Dans la veine de L'Homme tranquille, d'illustre mémoire, producteurs et réalisateur souhaitaient y mettre en scène une histoire d'amour pittoresque, orageuse mais heureuse, sur fond de verts pâturages et ondoyants paysages. Pour figurants, ils ont bien sûr engagé les paysans et chômeurs du cru, élevés depuis l'enfance dans le culte de John Wayne et Maureen O'Hara, et qui noient chaque soir au pub leurs souvenirs perdus. C'est tout ce petit monde hétéroclite auquel donne chair le duo Pereira-Métayer, le grand maigre à la dégaine de Michel Simon, le petit nerveux chaplinesque. Du vieux figurant grande gueule et alcoolique, adoubé autrefois par John Wayne lui-même, à la star italienne et capricieuse du film, de l'assistant débordé au réalisateur condescendant, du groupie local au déraciné sans emploi, du vieux prêtre naïf au pilier de bistrot désabusé, il n'est pas jusqu'au troupeau de vaches indigènes que les comédiens ne sachent nous figurer en scène. De par leur talent comique, depuis toujours le plus complet, le plus réactif, ils maîtrisent comme personne la plasticité du corps, le sens du rythme et du lancer de réplique. Et nous baladent donc avec maestria dans un univers rouge et noir.

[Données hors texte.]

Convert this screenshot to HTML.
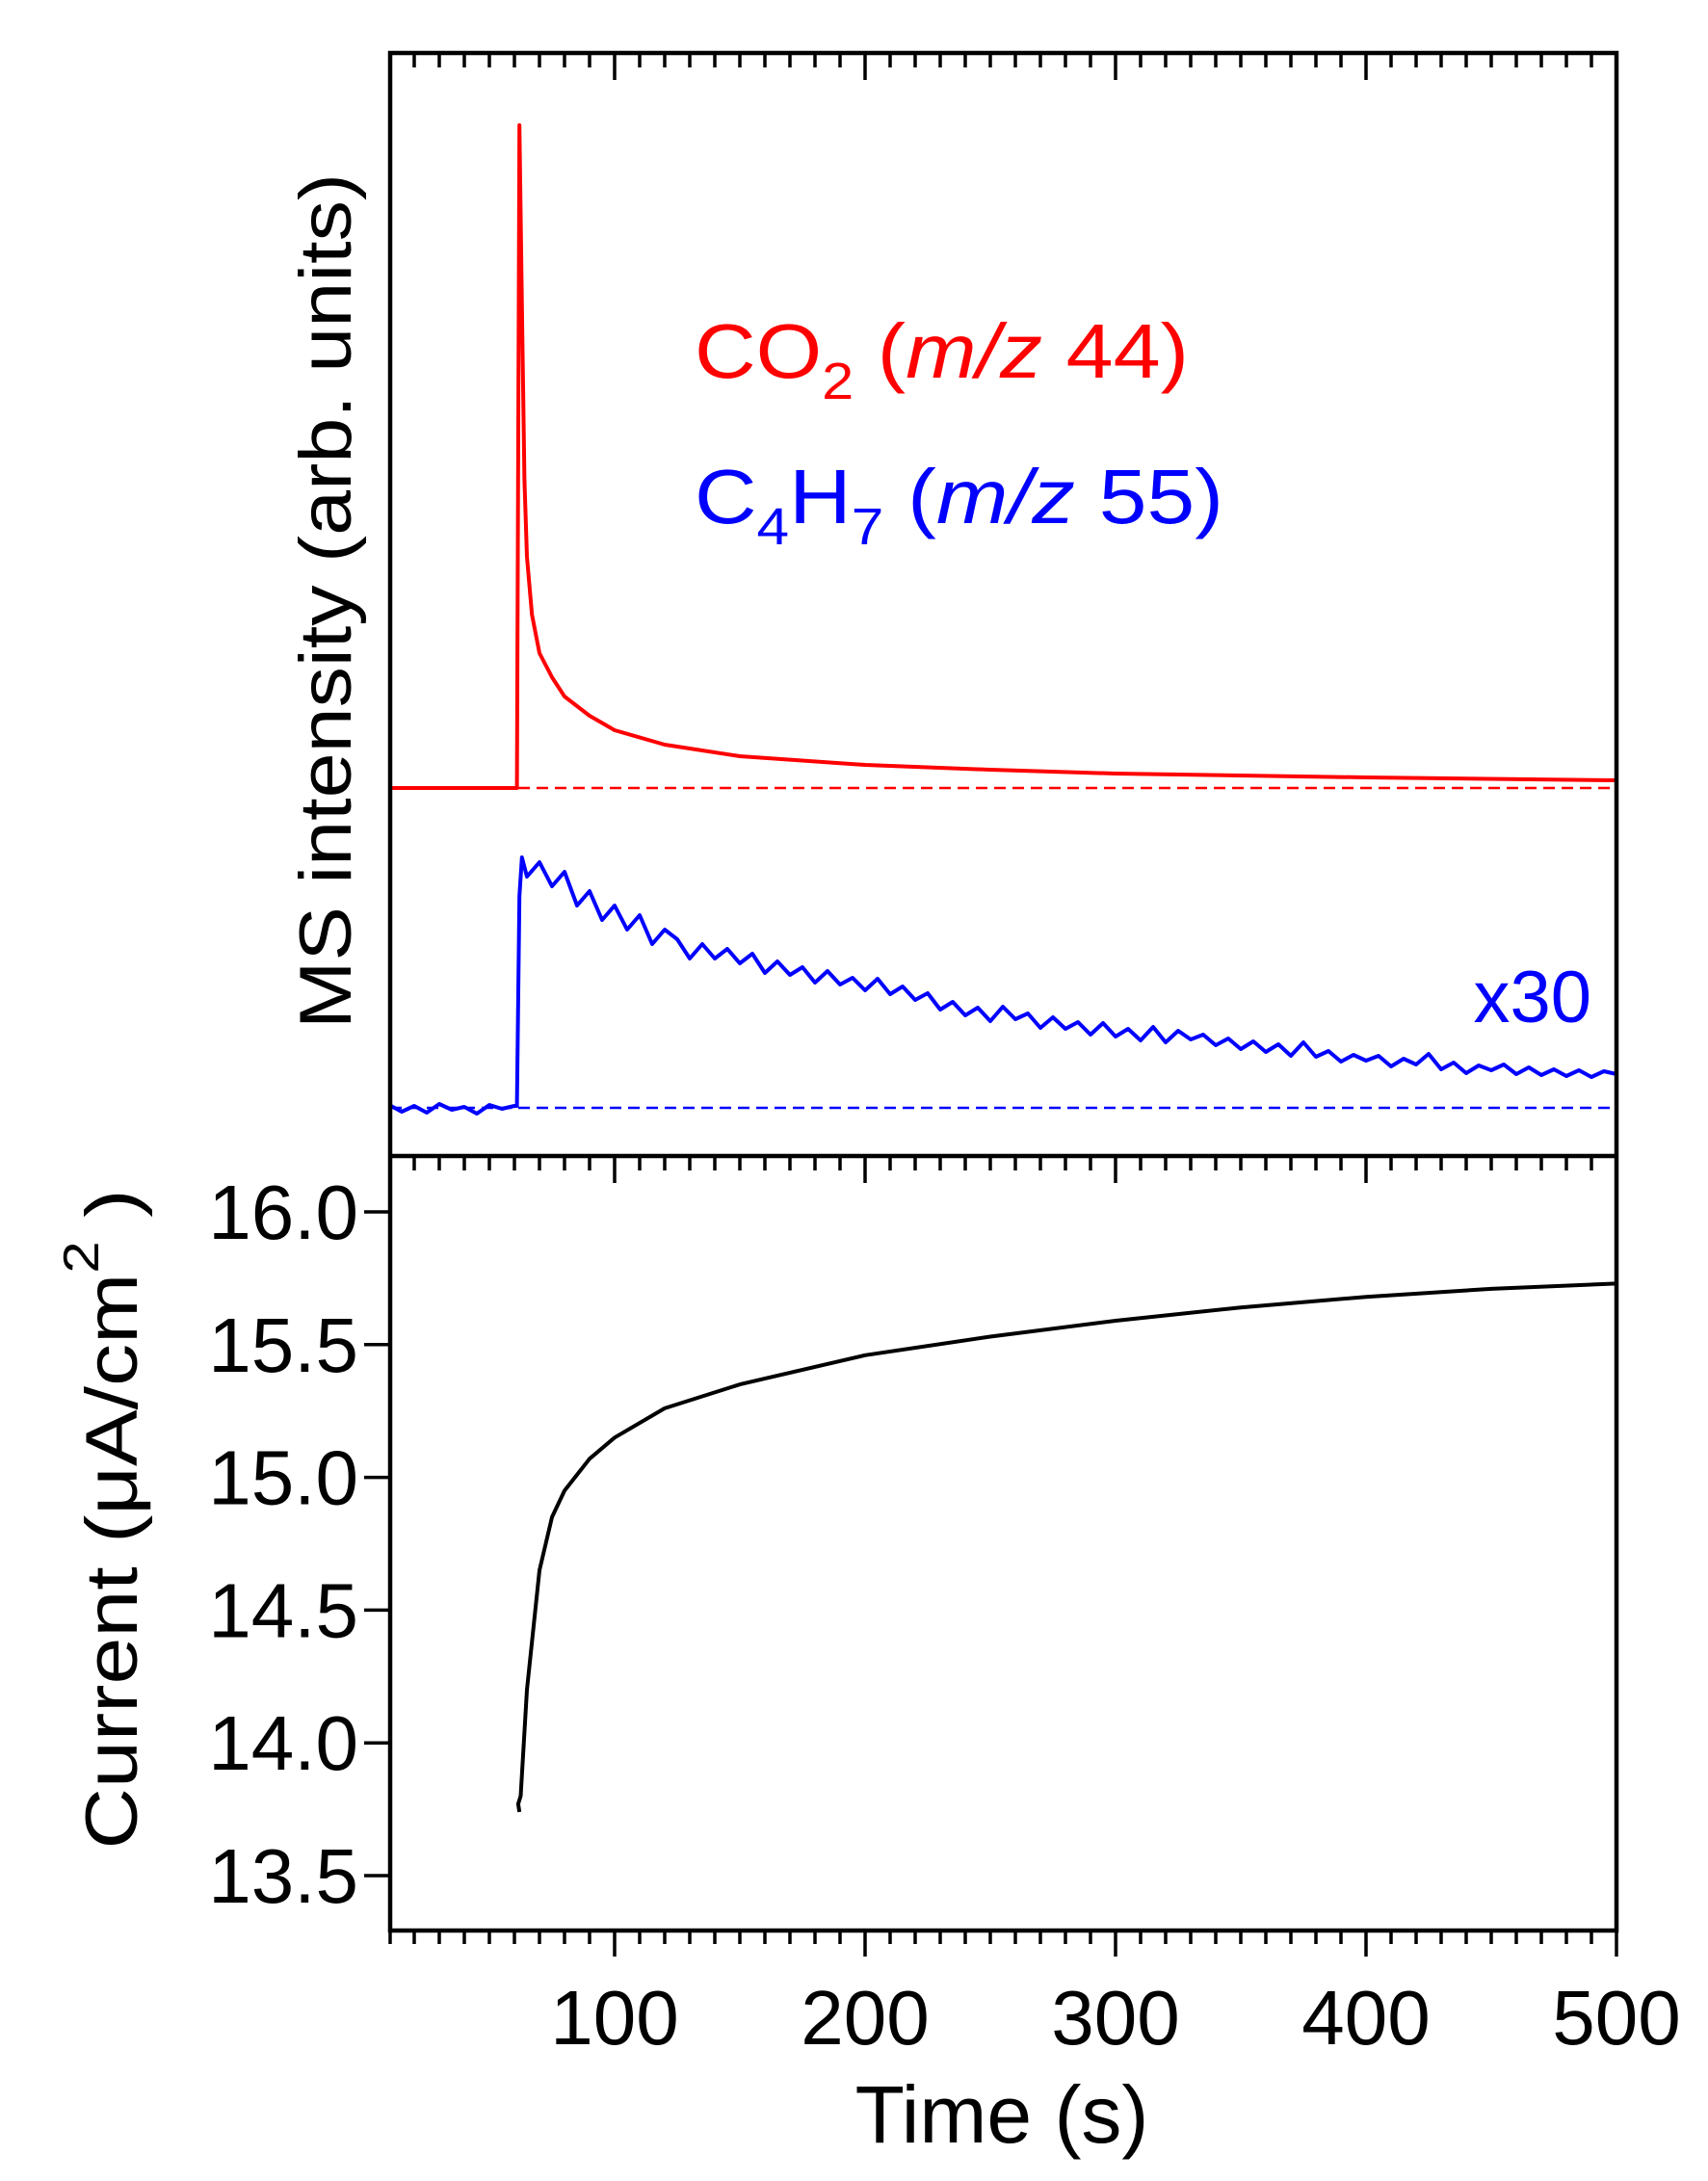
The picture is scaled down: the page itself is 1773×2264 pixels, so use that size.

Par-delà la virtuosité d'interprétation et les chassés-croisés quasi vaudevillesques des multiples personnages, Marie Jones nous fait en effet pénétrer à petites touches, petites humeurs, petites couleurs dans l'ancestral malheur de sa terre et la mystérieuse tragédie d'y être née. Comment, depuis des siècles, les Irlandais ne songent qu'à la quitter et ne peuvent s'empêcher d'y revenir ; comment elle hante à jamais tout exilé et tue souvent sous le mal d'être et l'alcool ceux qui y sont restés. De Synge à Yeats, de Joyce à Beckett, ils sont nombreux les écrivains et poètes à avoir vénéré et honni les envoûtements de leur pays, de ses folles légendes, de ses mortels délires. Combien il vous émerveille et finit par vous dévorer. A sa modeste façon, Marie Jones (remarquablement adaptée ici par Attica Guedj et Stephan Meldegg) s'inscrit dans leur lignée. Invente sur scène une mini-société où s'entrechoquent désirs éperdus et impossibilités chroniques, illusions et échecs ; un monde où l'on croit s'envoler et retombe sans fin ; un monde pourtant où l'on espère et rêve toujours. C'est ce qui fait la crépusculaire et vitale énergie de cette comédie, mise en scène avec un art consommé de toutes les astuces et recettes scéniques. Avec cette science délectable des clins d'oeil et effets de mémoire, aussi, qui fait tout ensemble songer le spectateur, dans les ingénieux et efficaces décors champêtres d'Edouard Laug, à certains poèmes éthyliques de Dylan Thomas, certaines séquences de Qu'elle était verte ma vallée ou du théâtral Baladin du monde occidental... Contre toute agressive modernité urbaine contemporaine, contre toute mondialisation envahissante, l'imaginaire irlandais, curieusement, reste au coeur de tout un chacun.